You have to hand it to Big Trans -- they’re doing their best to remind us that, world crisis or no, they’re still the fashionable victim group. A couple of weeks ago Vice worried that the coronavirus would keep trans people from having “life-saving” operations. Now Lavietes, writing for the Thomson Reuters Foundation, tells us “calls are growing” to lift the ban on trans troops. That’s right, there’s a groundswell of demands that the U.S. military accommodate the fraction of a fraction of a fraction of people who feel that their fight against biology entitles them to fight the nation’s enemies.
You see, these excluded individuals just want to help. Lavietes holds up one Nic Talbott as an example. Talbot has “put himself on the frontline of the new coronavirus pandemic - he got a job at his local Walmart.” Er, okay. “His first choice was to enlist in the military but, as a transgender man, he was not allowed.”

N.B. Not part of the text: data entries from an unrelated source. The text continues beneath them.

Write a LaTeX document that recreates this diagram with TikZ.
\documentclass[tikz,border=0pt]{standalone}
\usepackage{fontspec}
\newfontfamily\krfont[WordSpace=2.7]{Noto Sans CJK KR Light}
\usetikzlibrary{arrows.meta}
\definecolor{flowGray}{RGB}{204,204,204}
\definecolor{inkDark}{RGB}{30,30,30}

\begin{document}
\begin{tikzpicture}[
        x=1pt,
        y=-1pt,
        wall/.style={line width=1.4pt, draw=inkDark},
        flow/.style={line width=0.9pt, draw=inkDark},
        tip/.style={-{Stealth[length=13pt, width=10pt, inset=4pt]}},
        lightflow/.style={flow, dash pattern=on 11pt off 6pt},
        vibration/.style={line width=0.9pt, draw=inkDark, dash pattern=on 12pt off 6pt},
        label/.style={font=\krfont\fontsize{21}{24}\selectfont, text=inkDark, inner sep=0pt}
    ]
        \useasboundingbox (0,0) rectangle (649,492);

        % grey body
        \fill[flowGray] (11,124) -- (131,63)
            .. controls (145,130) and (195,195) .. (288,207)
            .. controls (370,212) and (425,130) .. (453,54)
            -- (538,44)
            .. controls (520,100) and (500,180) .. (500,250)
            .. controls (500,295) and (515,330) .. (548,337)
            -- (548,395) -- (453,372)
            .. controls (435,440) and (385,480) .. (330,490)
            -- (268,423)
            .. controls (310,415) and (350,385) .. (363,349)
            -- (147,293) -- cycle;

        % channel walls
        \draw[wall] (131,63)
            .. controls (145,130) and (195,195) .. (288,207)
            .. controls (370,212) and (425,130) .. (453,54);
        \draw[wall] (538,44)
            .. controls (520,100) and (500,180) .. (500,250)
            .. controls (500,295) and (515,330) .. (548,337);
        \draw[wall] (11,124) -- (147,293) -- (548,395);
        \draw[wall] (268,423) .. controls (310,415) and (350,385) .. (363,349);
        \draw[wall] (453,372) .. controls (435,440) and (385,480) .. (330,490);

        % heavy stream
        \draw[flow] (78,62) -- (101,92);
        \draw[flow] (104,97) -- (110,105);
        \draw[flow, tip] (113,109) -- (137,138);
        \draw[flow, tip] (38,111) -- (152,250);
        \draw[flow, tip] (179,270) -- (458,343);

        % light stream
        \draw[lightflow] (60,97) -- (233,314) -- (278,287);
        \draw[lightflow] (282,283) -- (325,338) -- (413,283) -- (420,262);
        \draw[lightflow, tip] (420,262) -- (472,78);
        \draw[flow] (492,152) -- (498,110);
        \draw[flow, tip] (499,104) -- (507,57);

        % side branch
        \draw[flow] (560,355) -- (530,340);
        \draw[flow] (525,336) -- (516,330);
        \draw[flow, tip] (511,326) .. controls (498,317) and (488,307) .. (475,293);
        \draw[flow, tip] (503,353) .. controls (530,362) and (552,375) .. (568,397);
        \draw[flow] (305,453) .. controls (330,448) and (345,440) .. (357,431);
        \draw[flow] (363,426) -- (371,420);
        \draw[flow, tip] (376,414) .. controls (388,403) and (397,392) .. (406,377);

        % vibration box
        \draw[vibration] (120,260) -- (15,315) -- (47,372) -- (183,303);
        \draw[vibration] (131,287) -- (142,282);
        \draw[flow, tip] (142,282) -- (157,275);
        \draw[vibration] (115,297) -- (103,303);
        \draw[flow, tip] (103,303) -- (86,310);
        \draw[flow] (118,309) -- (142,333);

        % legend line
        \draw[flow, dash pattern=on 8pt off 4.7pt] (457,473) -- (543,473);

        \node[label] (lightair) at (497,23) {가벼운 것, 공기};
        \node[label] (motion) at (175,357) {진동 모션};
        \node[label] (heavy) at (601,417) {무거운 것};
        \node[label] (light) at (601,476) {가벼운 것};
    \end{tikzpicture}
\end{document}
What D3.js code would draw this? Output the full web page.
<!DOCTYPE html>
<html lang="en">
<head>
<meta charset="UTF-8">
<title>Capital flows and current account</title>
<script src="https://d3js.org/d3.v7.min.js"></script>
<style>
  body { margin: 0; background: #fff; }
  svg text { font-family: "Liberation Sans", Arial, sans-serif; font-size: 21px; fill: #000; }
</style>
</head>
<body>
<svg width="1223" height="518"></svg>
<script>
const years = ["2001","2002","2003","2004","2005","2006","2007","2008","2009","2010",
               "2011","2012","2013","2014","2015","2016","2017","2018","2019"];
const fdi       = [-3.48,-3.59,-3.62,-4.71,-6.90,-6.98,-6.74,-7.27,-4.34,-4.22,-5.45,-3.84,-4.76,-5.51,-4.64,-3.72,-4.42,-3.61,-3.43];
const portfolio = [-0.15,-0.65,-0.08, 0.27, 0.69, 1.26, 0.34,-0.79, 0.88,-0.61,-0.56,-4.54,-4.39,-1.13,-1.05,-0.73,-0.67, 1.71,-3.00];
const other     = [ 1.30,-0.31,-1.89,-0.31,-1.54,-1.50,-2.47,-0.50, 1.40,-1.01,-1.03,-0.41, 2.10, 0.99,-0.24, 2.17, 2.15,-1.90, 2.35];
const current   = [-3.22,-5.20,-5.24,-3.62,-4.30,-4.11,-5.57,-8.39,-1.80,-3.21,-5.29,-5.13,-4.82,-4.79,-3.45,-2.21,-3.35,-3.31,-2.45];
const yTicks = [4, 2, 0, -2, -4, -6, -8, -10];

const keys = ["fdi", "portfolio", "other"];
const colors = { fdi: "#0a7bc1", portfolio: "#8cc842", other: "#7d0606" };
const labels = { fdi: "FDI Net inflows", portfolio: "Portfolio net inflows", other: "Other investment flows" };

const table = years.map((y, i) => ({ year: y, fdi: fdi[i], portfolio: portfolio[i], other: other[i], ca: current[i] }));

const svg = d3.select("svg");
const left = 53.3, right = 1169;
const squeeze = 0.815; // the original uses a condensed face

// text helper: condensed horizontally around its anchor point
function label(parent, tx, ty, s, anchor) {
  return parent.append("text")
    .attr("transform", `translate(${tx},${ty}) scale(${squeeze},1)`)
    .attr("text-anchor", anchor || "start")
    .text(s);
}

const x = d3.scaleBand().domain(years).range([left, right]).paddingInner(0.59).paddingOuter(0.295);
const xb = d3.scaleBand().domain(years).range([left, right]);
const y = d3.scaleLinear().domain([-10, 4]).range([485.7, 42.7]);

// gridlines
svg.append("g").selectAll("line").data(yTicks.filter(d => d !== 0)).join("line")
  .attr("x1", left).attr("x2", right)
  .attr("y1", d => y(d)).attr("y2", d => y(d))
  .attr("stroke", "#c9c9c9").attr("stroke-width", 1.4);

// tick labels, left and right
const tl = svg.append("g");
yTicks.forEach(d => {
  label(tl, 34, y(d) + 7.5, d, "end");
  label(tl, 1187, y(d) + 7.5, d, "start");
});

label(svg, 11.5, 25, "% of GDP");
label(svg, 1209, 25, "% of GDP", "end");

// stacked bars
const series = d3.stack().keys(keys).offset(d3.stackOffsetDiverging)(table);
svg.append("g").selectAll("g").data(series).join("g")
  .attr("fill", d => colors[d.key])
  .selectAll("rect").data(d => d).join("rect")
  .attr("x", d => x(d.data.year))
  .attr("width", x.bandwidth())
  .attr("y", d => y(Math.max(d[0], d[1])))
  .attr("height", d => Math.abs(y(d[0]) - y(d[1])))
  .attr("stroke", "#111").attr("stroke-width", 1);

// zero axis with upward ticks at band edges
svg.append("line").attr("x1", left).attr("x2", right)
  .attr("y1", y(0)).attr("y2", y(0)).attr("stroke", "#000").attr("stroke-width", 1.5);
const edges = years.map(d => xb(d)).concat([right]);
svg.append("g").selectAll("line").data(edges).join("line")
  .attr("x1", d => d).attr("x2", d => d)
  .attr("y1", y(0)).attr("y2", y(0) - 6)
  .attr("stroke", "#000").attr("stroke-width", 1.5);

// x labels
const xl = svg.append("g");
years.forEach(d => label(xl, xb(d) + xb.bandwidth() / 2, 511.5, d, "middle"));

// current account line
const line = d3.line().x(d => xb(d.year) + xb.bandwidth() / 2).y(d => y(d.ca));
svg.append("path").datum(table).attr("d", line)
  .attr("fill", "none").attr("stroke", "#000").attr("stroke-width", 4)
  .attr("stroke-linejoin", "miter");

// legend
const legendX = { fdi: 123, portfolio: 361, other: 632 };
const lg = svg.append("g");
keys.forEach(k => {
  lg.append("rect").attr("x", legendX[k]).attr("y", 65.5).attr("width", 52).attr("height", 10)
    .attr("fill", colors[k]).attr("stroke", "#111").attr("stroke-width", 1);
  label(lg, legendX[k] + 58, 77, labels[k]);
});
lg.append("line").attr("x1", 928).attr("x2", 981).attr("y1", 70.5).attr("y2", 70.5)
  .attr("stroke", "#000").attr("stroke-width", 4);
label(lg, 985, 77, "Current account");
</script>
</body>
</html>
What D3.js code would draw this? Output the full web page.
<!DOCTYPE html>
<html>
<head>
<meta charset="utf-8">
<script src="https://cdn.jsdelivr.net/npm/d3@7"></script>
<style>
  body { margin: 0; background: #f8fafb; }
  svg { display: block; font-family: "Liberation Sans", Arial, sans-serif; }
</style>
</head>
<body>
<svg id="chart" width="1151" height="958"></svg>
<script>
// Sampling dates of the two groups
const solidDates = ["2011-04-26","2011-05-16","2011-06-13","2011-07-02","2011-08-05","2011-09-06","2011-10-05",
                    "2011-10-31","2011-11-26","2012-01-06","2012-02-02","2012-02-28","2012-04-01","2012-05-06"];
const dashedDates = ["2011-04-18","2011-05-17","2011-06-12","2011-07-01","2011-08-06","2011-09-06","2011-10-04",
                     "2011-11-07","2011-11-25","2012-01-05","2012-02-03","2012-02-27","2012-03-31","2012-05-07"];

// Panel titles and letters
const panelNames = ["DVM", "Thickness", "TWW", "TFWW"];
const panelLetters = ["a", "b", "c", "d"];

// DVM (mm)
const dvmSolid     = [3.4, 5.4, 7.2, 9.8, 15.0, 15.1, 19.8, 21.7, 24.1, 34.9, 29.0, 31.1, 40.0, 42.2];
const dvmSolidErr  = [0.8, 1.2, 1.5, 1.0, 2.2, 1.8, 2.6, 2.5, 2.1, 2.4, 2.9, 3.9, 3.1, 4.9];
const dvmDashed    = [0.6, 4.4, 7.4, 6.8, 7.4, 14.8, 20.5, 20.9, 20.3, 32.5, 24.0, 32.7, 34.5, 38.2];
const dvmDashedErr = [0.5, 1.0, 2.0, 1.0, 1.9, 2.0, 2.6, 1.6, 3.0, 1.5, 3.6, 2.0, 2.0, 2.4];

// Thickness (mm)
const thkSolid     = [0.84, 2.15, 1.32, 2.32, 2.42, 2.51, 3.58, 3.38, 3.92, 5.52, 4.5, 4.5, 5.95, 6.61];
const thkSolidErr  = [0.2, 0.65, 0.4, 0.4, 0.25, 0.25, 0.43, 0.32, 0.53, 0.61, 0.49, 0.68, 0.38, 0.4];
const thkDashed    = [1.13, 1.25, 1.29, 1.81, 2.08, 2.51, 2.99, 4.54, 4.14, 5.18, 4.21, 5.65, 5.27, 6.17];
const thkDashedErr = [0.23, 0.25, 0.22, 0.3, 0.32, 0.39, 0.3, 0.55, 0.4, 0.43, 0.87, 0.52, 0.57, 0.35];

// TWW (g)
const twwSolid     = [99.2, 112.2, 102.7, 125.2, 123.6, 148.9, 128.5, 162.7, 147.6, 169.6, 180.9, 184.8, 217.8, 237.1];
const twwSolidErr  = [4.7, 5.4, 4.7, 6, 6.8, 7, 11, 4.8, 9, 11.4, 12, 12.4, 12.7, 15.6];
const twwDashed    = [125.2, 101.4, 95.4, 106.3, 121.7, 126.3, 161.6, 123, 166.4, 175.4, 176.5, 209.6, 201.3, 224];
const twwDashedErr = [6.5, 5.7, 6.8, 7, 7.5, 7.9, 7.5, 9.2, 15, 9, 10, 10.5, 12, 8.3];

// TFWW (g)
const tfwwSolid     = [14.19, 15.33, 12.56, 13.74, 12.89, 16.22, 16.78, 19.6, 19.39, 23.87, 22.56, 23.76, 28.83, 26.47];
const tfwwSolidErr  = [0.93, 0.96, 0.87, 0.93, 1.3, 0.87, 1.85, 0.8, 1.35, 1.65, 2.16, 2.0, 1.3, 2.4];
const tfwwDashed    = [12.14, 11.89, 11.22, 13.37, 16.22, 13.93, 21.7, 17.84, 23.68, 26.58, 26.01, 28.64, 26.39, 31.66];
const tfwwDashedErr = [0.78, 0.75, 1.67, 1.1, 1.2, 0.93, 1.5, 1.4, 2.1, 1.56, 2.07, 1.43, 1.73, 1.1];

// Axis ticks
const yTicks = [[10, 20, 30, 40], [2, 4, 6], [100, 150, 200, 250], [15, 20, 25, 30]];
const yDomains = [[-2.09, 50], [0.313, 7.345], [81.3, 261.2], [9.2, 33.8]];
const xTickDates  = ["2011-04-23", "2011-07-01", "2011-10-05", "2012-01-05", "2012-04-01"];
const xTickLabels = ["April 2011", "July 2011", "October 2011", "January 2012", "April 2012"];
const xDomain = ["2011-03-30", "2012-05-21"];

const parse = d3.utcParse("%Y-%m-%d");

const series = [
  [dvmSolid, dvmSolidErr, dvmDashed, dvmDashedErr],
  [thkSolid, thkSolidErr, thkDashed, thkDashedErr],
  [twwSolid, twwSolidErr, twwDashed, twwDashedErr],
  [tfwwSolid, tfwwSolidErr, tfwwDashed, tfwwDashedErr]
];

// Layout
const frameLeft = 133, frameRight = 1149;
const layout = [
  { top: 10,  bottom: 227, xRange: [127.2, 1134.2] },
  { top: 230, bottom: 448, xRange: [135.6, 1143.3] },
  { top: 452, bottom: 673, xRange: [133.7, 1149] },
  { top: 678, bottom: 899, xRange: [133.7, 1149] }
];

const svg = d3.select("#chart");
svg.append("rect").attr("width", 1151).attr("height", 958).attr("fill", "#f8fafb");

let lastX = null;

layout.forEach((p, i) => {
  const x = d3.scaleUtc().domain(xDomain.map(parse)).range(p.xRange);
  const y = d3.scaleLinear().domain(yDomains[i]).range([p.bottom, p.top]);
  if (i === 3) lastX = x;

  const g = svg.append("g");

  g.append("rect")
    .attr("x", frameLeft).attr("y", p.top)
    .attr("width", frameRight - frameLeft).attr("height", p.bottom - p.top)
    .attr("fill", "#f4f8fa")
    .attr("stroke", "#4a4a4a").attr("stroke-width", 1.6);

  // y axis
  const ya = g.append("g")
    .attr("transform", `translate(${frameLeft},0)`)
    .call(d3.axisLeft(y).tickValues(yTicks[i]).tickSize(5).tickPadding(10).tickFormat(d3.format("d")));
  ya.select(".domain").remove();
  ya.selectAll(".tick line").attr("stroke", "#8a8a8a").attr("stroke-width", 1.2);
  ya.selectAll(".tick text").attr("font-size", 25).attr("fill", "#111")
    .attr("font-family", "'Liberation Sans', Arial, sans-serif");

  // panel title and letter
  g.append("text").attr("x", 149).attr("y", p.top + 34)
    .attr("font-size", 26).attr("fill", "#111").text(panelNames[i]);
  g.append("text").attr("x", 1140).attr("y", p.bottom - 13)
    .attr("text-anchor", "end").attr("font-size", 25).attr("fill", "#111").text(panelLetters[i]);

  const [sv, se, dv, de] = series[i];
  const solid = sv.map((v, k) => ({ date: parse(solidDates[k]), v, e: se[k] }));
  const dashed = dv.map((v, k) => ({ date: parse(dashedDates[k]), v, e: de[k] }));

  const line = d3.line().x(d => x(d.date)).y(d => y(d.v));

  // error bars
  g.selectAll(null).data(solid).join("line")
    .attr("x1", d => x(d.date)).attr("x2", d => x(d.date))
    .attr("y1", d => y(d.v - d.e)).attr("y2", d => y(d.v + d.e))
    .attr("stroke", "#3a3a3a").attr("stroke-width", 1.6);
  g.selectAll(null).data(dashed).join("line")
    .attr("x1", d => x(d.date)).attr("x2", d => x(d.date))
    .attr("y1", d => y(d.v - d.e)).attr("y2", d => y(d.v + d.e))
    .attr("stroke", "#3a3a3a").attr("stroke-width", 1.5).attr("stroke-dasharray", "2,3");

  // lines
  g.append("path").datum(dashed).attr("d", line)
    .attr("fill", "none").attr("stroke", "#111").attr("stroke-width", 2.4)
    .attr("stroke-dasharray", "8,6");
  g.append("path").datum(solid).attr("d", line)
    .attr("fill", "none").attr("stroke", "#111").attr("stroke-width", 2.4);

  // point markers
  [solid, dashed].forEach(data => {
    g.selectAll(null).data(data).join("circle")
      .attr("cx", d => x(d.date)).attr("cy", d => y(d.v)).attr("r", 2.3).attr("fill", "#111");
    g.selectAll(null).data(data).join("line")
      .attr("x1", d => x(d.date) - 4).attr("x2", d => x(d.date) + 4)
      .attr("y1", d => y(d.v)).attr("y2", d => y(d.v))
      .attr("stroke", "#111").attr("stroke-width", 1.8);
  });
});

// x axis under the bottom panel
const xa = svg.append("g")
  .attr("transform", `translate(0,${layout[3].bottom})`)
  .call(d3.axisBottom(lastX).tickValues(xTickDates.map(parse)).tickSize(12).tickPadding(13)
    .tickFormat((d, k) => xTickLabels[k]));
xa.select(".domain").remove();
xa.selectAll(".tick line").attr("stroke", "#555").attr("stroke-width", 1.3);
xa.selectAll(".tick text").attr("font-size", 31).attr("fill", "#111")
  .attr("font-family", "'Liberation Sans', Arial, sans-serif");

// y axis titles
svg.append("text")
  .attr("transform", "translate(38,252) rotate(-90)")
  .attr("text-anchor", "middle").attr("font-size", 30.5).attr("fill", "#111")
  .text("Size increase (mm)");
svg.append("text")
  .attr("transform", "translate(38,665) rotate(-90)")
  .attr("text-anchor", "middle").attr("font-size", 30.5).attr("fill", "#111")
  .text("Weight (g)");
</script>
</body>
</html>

Talbot said, “I'm just kind of standing here on the sidelines watching everything happen in front of me … I am capable, qualified and willing to do more, but there's this barrier in front of me that makes absolutely no sense.”
Talbot’s impulse to help is admirable, but isn’t there some happy medium between Walmart and the 82nd Airborne? EMT? Nurse? Auxiliary cop? Wouldn’t those jobs be more directly useful to a nation in a health crisis than, say, bosun’s mate on a frigate?
They would, of course, but they wouldn’t be of political use to Talbot. Lavietes explains that Talbot is “plaintiff in one of four lawsuits filed in federal courts challenging the ban.”
Turns out, the tsunami of righteous demands for “Theirs” restrooms on aircraft carriers is mostly coming from Reuters itself. Lavietes cites the LGBT activist Lambda Legal group, and a couple of other people in the same situation as Talbot. That’s about it.
The article really is just the product of a note on somebody’s editorial calendar: Lavietes says “Sunday marks the first anniversary of a ban on trans people joining the U.S. Armed Forces. But with most recruitment stations closed due to coronavirus lockdowns, calls are growing for President Donald Trump's policy to be reversed.”
But if the recruitment stations are closed …? Sorry, I was trying to follow the logic. Bad idea.